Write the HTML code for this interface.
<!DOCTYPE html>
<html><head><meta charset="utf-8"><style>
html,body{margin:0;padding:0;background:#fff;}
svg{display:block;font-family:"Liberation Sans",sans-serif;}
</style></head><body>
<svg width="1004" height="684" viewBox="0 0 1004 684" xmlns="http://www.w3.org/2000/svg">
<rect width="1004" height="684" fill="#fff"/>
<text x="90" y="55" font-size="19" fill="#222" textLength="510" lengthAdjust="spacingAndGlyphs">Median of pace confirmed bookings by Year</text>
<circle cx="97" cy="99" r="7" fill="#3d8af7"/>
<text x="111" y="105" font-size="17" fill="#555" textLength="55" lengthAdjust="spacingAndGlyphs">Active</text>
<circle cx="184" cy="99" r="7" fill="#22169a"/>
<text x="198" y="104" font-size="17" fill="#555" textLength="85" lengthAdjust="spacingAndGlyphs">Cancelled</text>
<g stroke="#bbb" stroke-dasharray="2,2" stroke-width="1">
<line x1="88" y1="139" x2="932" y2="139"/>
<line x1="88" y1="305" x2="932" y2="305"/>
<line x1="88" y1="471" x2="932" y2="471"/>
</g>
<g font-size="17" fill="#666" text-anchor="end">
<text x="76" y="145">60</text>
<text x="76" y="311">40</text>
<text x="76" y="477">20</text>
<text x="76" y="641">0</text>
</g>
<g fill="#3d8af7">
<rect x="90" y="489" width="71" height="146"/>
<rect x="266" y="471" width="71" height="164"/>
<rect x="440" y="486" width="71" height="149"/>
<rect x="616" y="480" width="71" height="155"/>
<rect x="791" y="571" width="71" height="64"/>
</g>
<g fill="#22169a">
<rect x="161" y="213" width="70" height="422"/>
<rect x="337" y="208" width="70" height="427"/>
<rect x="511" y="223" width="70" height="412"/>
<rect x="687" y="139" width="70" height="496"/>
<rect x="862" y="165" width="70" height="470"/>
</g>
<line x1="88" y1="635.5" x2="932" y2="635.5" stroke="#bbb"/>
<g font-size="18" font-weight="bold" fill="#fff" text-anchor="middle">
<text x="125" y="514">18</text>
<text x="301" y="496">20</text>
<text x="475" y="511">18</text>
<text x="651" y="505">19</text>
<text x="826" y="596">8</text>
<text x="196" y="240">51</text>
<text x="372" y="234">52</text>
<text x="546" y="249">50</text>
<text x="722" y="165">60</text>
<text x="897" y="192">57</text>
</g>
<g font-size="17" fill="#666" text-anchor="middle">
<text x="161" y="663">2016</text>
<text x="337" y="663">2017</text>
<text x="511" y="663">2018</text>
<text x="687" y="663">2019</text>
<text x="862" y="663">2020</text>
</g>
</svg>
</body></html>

◆ ◆ ◆

▶ _What you will do_
Every line above should be printed again exactly as it stands.

▶ _Solution to this task_
Write the HTML code for this interface.
<!DOCTYPE html>
<html><head><meta charset="utf-8"><style>
html,body{margin:0;padding:0;background:#fff;}
svg{display:block;font-family:"Liberation Sans",sans-serif;}
</style></head><body>
<svg width="1004" height="684" viewBox="0 0 1004 684" xmlns="http://www.w3.org/2000/svg">
<rect width="1004" height="684" fill="#fff"/>
<text x="90" y="55" font-size="19" fill="#222" textLength="510" lengthAdjust="spacingAndGlyphs">Median of pace confirmed bookings by Year</text>
<circle cx="97" cy="99" r="7" fill="#3d8af7"/>
<text x="111" y="105" font-size="17" fill="#555" textLength="55" lengthAdjust="spacingAndGlyphs">Active</text>
<circle cx="184" cy="99" r="7" fill="#22169a"/>
<text x="198" y="104" font-size="17" fill="#555" textLength="85" lengthAdjust="spacingAndGlyphs">Cancelled</text>
<g stroke="#bbb" stroke-dasharray="2,2" stroke-width="1">
<line x1="88" y1="139" x2="932" y2="139"/>
<line x1="88" y1="305" x2="932" y2="305"/>
<line x1="88" y1="471" x2="932" y2="471"/>
</g>
<g font-size="17" fill="#666" text-anchor="end">
<text x="76" y="145">60</text>
<text x="76" y="311">40</text>
<text x="76" y="477">20</text>
<text x="76" y="641">0</text>
</g>
<g fill="#3d8af7">
<rect x="90" y="489" width="71" height="146"/>
<rect x="266" y="471" width="71" height="164"/>
<rect x="440" y="486" width="71" height="149"/>
<rect x="616" y="480" width="71" height="155"/>
<rect x="791" y="571" width="71" height="64"/>
</g>
<g fill="#22169a">
<rect x="161" y="213" width="70" height="422"/>
<rect x="337" y="208" width="70" height="427"/>
<rect x="511" y="223" width="70" height="412"/>
<rect x="687" y="139" width="70" height="496"/>
<rect x="862" y="165" width="70" height="470"/>
</g>
<line x1="88" y1="635.5" x2="932" y2="635.5" stroke="#bbb"/>
<g font-size="18" font-weight="bold" fill="#fff" text-anchor="middle">
<text x="125" y="514">18</text>
<text x="301" y="496">20</text>
<text x="475" y="511">18</text>
<text x="651" y="505">19</text>
<text x="826" y="596">8</text>
<text x="196" y="240">51</text>
<text x="372" y="234">52</text>
<text x="546" y="249">50</text>
<text x="722" y="165">60</text>
<text x="897" y="192">57</text>
</g>
<g font-size="17" fill="#666" text-anchor="middle">
<text x="161" y="663">2016</text>
<text x="337" y="663">2017</text>
<text x="511" y="663">2018</text>
<text x="687" y="663">2019</text>
<text x="862" y="663">2020</text>
</g>
</svg>
</body></html>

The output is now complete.